Jennifer Jones said...

Hi General Java,

Please feel free to email me at:

goodnessgraciousness @ gmail. com

:-)

Anonymous said...

Hi Jenn,

I'm happy to have found your site. I have been going back and forth with my ex-husband and I broke up with him again this morning. I'm hoping your site will give me the strength to put an end to this for good. I know I deserve better. All we have is sex and I've been deluding myself into thinking we have more. He never wants to share about his day or curious about mine except when we are together one day a week. It's a joke! Anyway, thank you for your site.

Anonymous said...

My ex and I have been broken up for almost months now and its still hard for me. In the beginning he moved out with some friends. During that time I took the time to work on me. I cried and everything. After about 2 weeks I allowed him back and my emotions came back. He left again but he would stay every other night.
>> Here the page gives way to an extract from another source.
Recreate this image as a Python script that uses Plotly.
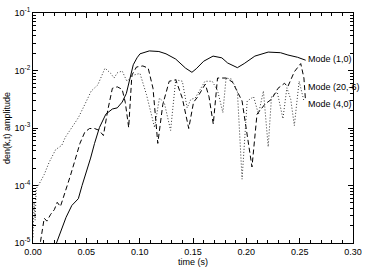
import math
import plotly.graph_objects as go

# time (s) and amplitudes
t_10 = [0.022, 0.027, 0.031, 0.0364, 0.0425, 0.046, 0.050, 0.054, 0.0577, 0.0623,
        0.0683, 0.0744, 0.079, 0.0836, 0.0875, 0.091, 0.094, 0.0975, 0.1003, 0.109,
        0.118, 0.1247, 0.1338, 0.143, 0.149, 0.153, 0.160, 0.1688, 0.177, 0.1825,
        0.1916, 0.198, 0.208, 0.2205, 0.232, 0.239, 0.248, 0.2556]
a_10 = [1.0e-5, 1.8e-5, 2.8e-5, 4.5e-5, 5.9e-5, 1.0e-4, 1.66e-4, 3.0e-4, 5.4e-4, 1.02e-3,
        1.74e-3, 2.14e-3, 2.24e-3, 2.82e-3, 3.98e-3, 7.6e-3, 1.26e-2, 1.66e-2, 1.95e-2, 2.19e-2,
        2.14e-2, 1.95e-2, 1.58e-2, 1.10e-2, 9.3e-3, 1.07e-2, 1.45e-2, 1.78e-2, 1.66e-2, 1.35e-2,
        1.12e-2, 1.32e-2, 1.78e-2, 2.09e-2, 2.04e-2, 1.86e-2, 1.70e-2, 1.51e-2]

t_206 = [0.007, 0.0085, 0.0105, 0.013, 0.0166, 0.020, 0.0227, 0.0257, 0.0303, 0.0349,
         0.0395, 0.044, 0.0486, 0.053, 0.0577, 0.062, 0.066, 0.070, 0.0744, 0.079,
         0.0836, 0.0865, 0.0897, 0.0927, 0.097, 0.103, 0.108, 0.1125, 0.117, 0.1217,
         0.1277, 0.1338, 0.14, 0.146, 0.1505, 0.1545, 0.1615, 0.165, 0.169, 0.173,
         0.181, 0.187, 0.196, 0.2053, 0.21, 0.2175, 0.2236, 0.2297, 0.2358, 0.2388,
         0.245, 0.251, 0.254, 0.2555]
a_206 = [1.05e-5, 1.66e-5, 2.7e-5, 2.4e-5, 3.16e-5, 3.8e-5, 5.1e-5, 4.3e-5, 7.6e-5, 1.45e-4,
         2.8e-4, 5.4e-4, 8.5e-4, 9.8e-4, 9.8e-4, 9.1e-4, 7.4e-4, 2.0e-3, 4.9e-3, 5.2e-3,
         4.7e-3, 2.8e-3, 1.02e-3, 8.3e-3, 1.15e-2, 1.2e-2, 1.1e-2, 4.9e-3, 5.4e-4, 2.57e-3,
         6.5e-3, 6.9e-3, 3.3e-3, 9.8e-4, 2.8e-3, 3.5e-3, 5.8e-3, 3.5e-3, 1.17e-3, 7.4e-3,
         7.4e-3, 6.3e-3, 2.95e-3, 2.1e-4, 1.74e-3, 2.6e-3, 3.16e-3, 4.9e-3, 6.0e-3, 5.2e-3,
         9.5e-3, 1.32e-2, 7.4e-3, 2.95e-3]

t_40 = [0.0, 0.001, 0.002, 0.003, 0.005, 0.0075, 0.0105, 0.015, 0.0212, 0.027,
        0.0303, 0.0364, 0.0425, 0.0486, 0.0546, 0.0607, 0.0645, 0.0675, 0.0729, 0.076,
        0.079, 0.0836, 0.088, 0.094, 0.1003, 0.1064, 0.114, 0.1185, 0.123, 0.129,
        0.1338, 0.14, 0.1445, 0.148, 0.152, 0.1612, 0.168, 0.173, 0.178, 0.181,
        0.186, 0.1916, 0.196, 0.2008, 0.2068, 0.2114, 0.216, 0.2205, 0.2236, 0.229,
        0.2343, 0.238, 0.2416, 0.245, 0.2495, 0.254]
a_40 = [1.26e-5, 5.0e-5, 2.5e-5, 8.9e-5, 1.0e-4, 1.2e-4, 1.55e-4, 2.5e-4, 4.2e-4, 5.0e-4,
        6.9e-4, 1.02e-3, 1.51e-3, 2.57e-3, 4.4e-3, 5.6e-3, 8.3e-3, 1.1e-2, 8.9e-3, 7.4e-3,
        9.1e-3, 9.8e-3, 6.5e-3, 8.3e-3, 8.9e-3, 3.8e-3, 1.02e-3, 3.3e-3, 2.8e-3, 9.1e-4,
        6.9e-3, 6.5e-3, 2.24e-3, 3.16e-3, 3.3e-3, 6.5e-3, 6.5e-3, 4.5e-3, 1.86e-3, 7.4e-3,
        7.1e-3, 4.4e-3, 1.29e-4, 2.95e-3, 3.5e-3, 1.74e-3, 4.4e-3, 4.7e-4, 3.5e-3, 4.2e-3,
        1.45e-3, 5.0e-3, 3.16e-3, 1.1e-3, 6.5e-3, 2.95e-3]

labels = ["Mode (1,0)", "Mode (20,-6)", "Mode (4,0)"]
label_y = [1.6e-2, 5.1e-3, 2.6e-3]

x_ticks = [0.0, 0.05, 0.10, 0.15, 0.20, 0.25, 0.30]
x_ticktext = ["0.00", "0.05", "0.10", "0.15", "0.20", "0.25", "0.30"]
y_ticks = [1e-5, 1e-4, 1e-3, 1e-2, 1e-1]
y_ticktext = ["10<sup>-5</sup>", "10<sup>-4</sup>", "10<sup>-3</sup>", "10<sup>-2</sup>", "10<sup>-1</sup>"]

FONT = "Liberation Sans, Arial, sans-serif"

fig = go.Figure()
fig.add_trace(go.Scatter(x=t_10, y=a_10, mode="lines",
                         line=dict(color="black", width=1), showlegend=False))
fig.add_trace(go.Scatter(x=t_206, y=a_206, mode="lines",
                         line=dict(color="black", width=1, dash="5px,3px"), showlegend=False))
fig.add_trace(go.Scatter(x=t_40, y=a_40, mode="lines",
                         line=dict(color="#333333", width=1, dash="1px,2px"), showlegend=False))

for txt, yv in zip(labels, label_y):
    fig.add_annotation(x=0.2558, y=math.log10(yv), yref="y", xref="x", text=txt,
                       showarrow=False, xanchor="left", yanchor="middle", xshift=0,
                       font=dict(family=FONT, size=9, color="black"))

minor_y = []
for d in [1e-5, 1e-4, 1e-3, 1e-2]:
    for m in range(2, 10):
        minor_y.append(m * d)

fig.update_layout(
    width=368, height=271,
    margin=dict(l=33, r=6, t=10, b=26),
    paper_bgcolor="white", plot_bgcolor="white",
    font=dict(family=FONT, size=9, color="black"),
    xaxis=dict(range=[0, 0.30], tickvals=x_ticks, ticktext=x_ticktext,
               ticks="inside", ticklen=5, tickwidth=1, tickcolor="black",
               showline=True, linecolor="black", linewidth=1, mirror="ticks",
               showgrid=False, zeroline=False, ticklabeloverflow="allow",
               minor=dict(ticks="inside", dtick=0.01, tick0=0, ticklen=3,
                          tickcolor="black", showgrid=False),
               title=dict(text="time (s)", font=dict(size=9), standoff=2),
               tickfont=dict(size=9)),
    yaxis=dict(type="log", range=[-5, -1], tickvals=y_ticks, ticktext=y_ticktext,
               ticks="inside", ticklen=5, tickwidth=1, tickcolor="black",
               showline=True, linecolor="black", linewidth=1, mirror="ticks",
               showgrid=False, zeroline=False,
               minor=dict(ticks="inside", tickvals=minor_y, ticklen=3,
                          tickcolor="black", showgrid=False),
               title=dict(text="den(k,t) amplitude", font=dict(size=9), standoff=2),
               tickfont=dict(size=9)),
)

fig.write_html("out.html")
About 2 weeks ago he moved back in but we are not together Now he has this friend and its killing me inside. Now he claims that in three weeks he is going to get his own place. My emotions are all over tha place right now. Can u give me some one on one advice on what I should do and how I should handle my situatuion please.

Thanks A Lot

Anonymous said...

Thanks for the advice. I haven't been able to manage #1...I think I'm still too weak and hoping we'll reconcile. It's been two months and it hurts still...but I agree with you and know the advice is on target. There is a life after the end of this love...but I'm still having trouble making my heart believe it.

ktzala said...

I had the stupid idea that we could remain being friends.. But no, that will NEVER work. He doesn't respect me, he is abusive (with words) and is always trying to make me feel bad about what I did or didn't do when we were married. So I am getting myself out of the whole, point number one is the hardest but the best one, to heal you must take him out of your life, erase him from it.

Thanks a lot for your blog, it is helping me to heal and also to see that not all men are jerks.